**Task to complete:** Write out each line of the listing as it stands, without the images.

**Provided material:**
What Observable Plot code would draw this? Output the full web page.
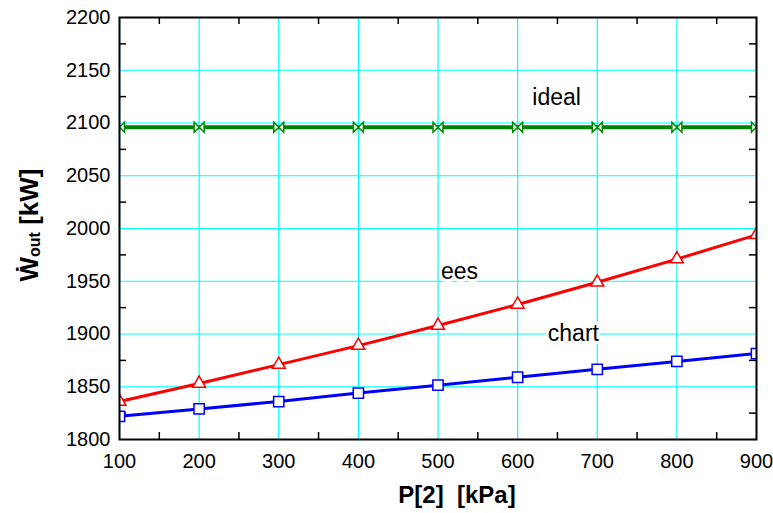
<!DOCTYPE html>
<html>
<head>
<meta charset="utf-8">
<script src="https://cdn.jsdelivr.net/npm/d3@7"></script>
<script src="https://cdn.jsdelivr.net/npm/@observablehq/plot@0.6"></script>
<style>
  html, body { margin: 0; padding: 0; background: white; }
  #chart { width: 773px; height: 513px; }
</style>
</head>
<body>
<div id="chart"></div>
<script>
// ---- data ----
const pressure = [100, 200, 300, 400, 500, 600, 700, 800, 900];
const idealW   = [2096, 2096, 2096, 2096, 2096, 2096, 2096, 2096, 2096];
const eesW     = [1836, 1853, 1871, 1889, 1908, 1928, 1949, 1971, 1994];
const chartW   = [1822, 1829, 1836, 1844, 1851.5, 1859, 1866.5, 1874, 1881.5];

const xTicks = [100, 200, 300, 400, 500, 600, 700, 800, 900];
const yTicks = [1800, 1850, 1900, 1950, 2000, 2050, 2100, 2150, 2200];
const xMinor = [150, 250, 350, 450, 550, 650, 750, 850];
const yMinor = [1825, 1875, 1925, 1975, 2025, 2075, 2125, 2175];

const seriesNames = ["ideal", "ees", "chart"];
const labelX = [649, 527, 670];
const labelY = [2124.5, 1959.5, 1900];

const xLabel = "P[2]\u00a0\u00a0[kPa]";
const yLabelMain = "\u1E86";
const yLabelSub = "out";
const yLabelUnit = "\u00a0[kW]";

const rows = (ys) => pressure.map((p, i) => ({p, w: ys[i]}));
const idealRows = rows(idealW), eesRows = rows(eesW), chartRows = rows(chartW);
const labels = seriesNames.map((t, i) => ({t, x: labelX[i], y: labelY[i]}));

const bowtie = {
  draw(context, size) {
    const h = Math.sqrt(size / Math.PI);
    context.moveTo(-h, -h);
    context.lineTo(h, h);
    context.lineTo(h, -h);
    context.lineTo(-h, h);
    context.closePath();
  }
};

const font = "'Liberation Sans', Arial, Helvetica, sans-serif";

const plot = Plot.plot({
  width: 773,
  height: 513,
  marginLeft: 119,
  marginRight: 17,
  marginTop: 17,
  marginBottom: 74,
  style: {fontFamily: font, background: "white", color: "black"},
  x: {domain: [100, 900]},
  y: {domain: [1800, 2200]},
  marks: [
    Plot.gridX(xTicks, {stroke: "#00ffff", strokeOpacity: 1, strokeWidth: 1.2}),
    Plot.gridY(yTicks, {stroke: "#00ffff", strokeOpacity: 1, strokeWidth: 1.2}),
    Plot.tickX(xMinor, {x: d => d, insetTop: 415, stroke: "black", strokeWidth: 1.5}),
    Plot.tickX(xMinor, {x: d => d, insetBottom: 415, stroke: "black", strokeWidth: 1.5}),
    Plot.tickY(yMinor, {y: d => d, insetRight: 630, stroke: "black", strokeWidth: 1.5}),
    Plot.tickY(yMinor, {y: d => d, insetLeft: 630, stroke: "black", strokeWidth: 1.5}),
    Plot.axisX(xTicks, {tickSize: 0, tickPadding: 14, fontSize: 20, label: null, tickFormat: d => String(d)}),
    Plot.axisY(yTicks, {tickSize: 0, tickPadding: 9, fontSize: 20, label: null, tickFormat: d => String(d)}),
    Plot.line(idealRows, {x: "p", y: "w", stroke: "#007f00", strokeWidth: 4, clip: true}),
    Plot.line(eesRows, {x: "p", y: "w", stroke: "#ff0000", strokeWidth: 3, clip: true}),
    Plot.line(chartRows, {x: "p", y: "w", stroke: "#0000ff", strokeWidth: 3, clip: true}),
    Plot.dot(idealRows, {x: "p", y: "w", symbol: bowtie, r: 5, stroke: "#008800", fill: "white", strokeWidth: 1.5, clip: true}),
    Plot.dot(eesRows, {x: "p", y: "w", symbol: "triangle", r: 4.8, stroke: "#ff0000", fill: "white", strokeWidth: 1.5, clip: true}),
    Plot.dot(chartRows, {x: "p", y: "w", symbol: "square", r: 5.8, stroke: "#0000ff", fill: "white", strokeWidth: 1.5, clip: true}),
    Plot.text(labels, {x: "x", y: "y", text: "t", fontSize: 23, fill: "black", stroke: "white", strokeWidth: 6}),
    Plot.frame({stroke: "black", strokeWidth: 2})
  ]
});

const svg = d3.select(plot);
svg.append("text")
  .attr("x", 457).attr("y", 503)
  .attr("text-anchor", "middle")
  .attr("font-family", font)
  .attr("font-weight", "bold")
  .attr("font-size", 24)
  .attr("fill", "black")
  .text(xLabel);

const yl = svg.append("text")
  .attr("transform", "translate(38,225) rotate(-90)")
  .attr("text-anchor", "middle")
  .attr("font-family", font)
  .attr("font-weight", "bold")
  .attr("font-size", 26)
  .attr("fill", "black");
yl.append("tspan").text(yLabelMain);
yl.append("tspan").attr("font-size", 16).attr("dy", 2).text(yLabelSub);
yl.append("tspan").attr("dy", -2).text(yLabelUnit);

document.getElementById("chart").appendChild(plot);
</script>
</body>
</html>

**Written response:**
What Observable Plot code would draw this? Output the full web page.
<!DOCTYPE html>
<html>
<head>
<meta charset="utf-8">
<script src="https://cdn.jsdelivr.net/npm/d3@7"></script>
<script src="https://cdn.jsdelivr.net/npm/@observablehq/plot@0.6"></script>
<style>
  html, body { margin: 0; padding: 0; background: white; }
  #chart { width: 773px; height: 513px; }
</style>
</head>
<body>
<div id="chart"></div>
<script>
// ---- data ----
const pressure = [100, 200, 300, 400, 500, 600, 700, 800, 900];
const idealW   = [2096, 2096, 2096, 2096, 2096, 2096, 2096, 2096, 2096];
const eesW     = [1836, 1853, 1871, 1889, 1908, 1928, 1949, 1971, 1994];
const chartW   = [1822, 1829, 1836, 1844, 1851.5, 1859, 1866.5, 1874, 1881.5];

const xTicks = [100, 200, 300, 400, 500, 600, 700, 800, 900];
const yTicks = [1800, 1850, 1900, 1950, 2000, 2050, 2100, 2150, 2200];
const xMinor = [150, 250, 350, 450, 550, 650, 750, 850];
const yMinor = [1825, 1875, 1925, 1975, 2025, 2075, 2125, 2175];

const seriesNames = ["ideal", "ees", "chart"];
const labelX = [649, 527, 670];
const labelY = [2124.5, 1959.5, 1900];

const xLabel = "P[2]\u00a0\u00a0[kPa]";
const yLabelMain = "\u1E86";
const yLabelSub = "out";
const yLabelUnit = "\u00a0[kW]";

const rows = (ys) => pressure.map((p, i) => ({p, w: ys[i]}));
const idealRows = rows(idealW), eesRows = rows(eesW), chartRows = rows(chartW);
const labels = seriesNames.map((t, i) => ({t, x: labelX[i], y: labelY[i]}));

const bowtie = {
  draw(context, size) {
    const h = Math.sqrt(size / Math.PI);
    context.moveTo(-h, -h);
    context.lineTo(h, h);
    context.lineTo(h, -h);
    context.lineTo(-h, h);
    context.closePath();
  }
};

const font = "'Liberation Sans', Arial, Helvetica, sans-serif";

const plot = Plot.plot({
  width: 773,
  height: 513,
  marginLeft: 119,
  marginRight: 17,
  marginTop: 17,
  marginBottom: 74,
  style: {fontFamily: font, background: "white", color: "black"},
  x: {domain: [100, 900]},
  y: {domain: [1800, 2200]},
  marks: [
    Plot.gridX(xTicks, {stroke: "#00ffff", strokeOpacity: 1, strokeWidth: 1.2}),
    Plot.gridY(yTicks, {stroke: "#00ffff", strokeOpacity: 1, strokeWidth: 1.2}),
    Plot.tickX(xMinor, {x: d => d, insetTop: 415, stroke: "black", strokeWidth: 1.5}),
    Plot.tickX(xMinor, {x: d => d, insetBottom: 415, stroke: "black", strokeWidth: 1.5}),
    Plot.tickY(yMinor, {y: d => d, insetRight: 630, stroke: "black", strokeWidth: 1.5}),
    Plot.tickY(yMinor, {y: d => d, insetLeft: 630, stroke: "black", strokeWidth: 1.5}),
    Plot.axisX(xTicks, {tickSize: 0, tickPadding: 14, fontSize: 20, label: null, tickFormat: d => String(d)}),
    Plot.axisY(yTicks, {tickSize: 0, tickPadding: 9, fontSize: 20, label: null, tickFormat: d => String(d)}),
    Plot.line(idealRows, {x: "p", y: "w", stroke: "#007f00", strokeWidth: 4, clip: true}),
    Plot.line(eesRows, {x: "p", y: "w", stroke: "#ff0000", strokeWidth: 3, clip: true}),
    Plot.line(chartRows, {x: "p", y: "w", stroke: "#0000ff", strokeWidth: 3, clip: true}),
    Plot.dot(idealRows, {x: "p", y: "w", symbol: bowtie, r: 5, stroke: "#008800", fill: "white", strokeWidth: 1.5, clip: true}),
    Plot.dot(eesRows, {x: "p", y: "w", symbol: "triangle", r: 4.8, stroke: "#ff0000", fill: "white", strokeWidth: 1.5, clip: true}),
    Plot.dot(chartRows, {x: "p", y: "w", symbol: "square", r: 5.8, stroke: "#0000ff", fill: "white", strokeWidth: 1.5, clip: true}),
    Plot.text(labels, {x: "x", y: "y", text: "t", fontSize: 23, fill: "black", stroke: "white", strokeWidth: 6}),
    Plot.frame({stroke: "black", strokeWidth: 2})
  ]
});

const svg = d3.select(plot);
svg.append("text")
  .attr("x", 457).attr("y", 503)
  .attr("text-anchor", "middle")
  .attr("font-family", font)
  .attr("font-weight", "bold")
  .attr("font-size", 24)
  .attr("fill", "black")
  .text(xLabel);

const yl = svg.append("text")
  .attr("transform", "translate(38,225) rotate(-90)")
  .attr("text-anchor", "middle")
  .attr("font-family", font)
  .attr("font-weight", "bold")
  .attr("font-size", 26)
  .attr("fill", "black");
yl.append("tspan").text(yLabelMain);
yl.append("tspan").attr("font-size", 16).attr("dy", 2).text(yLabelSub);
yl.append("tspan").attr("dy", -2).text(yLabelUnit);

document.getElementById("chart").appendChild(plot);
</script>
</body>
</html>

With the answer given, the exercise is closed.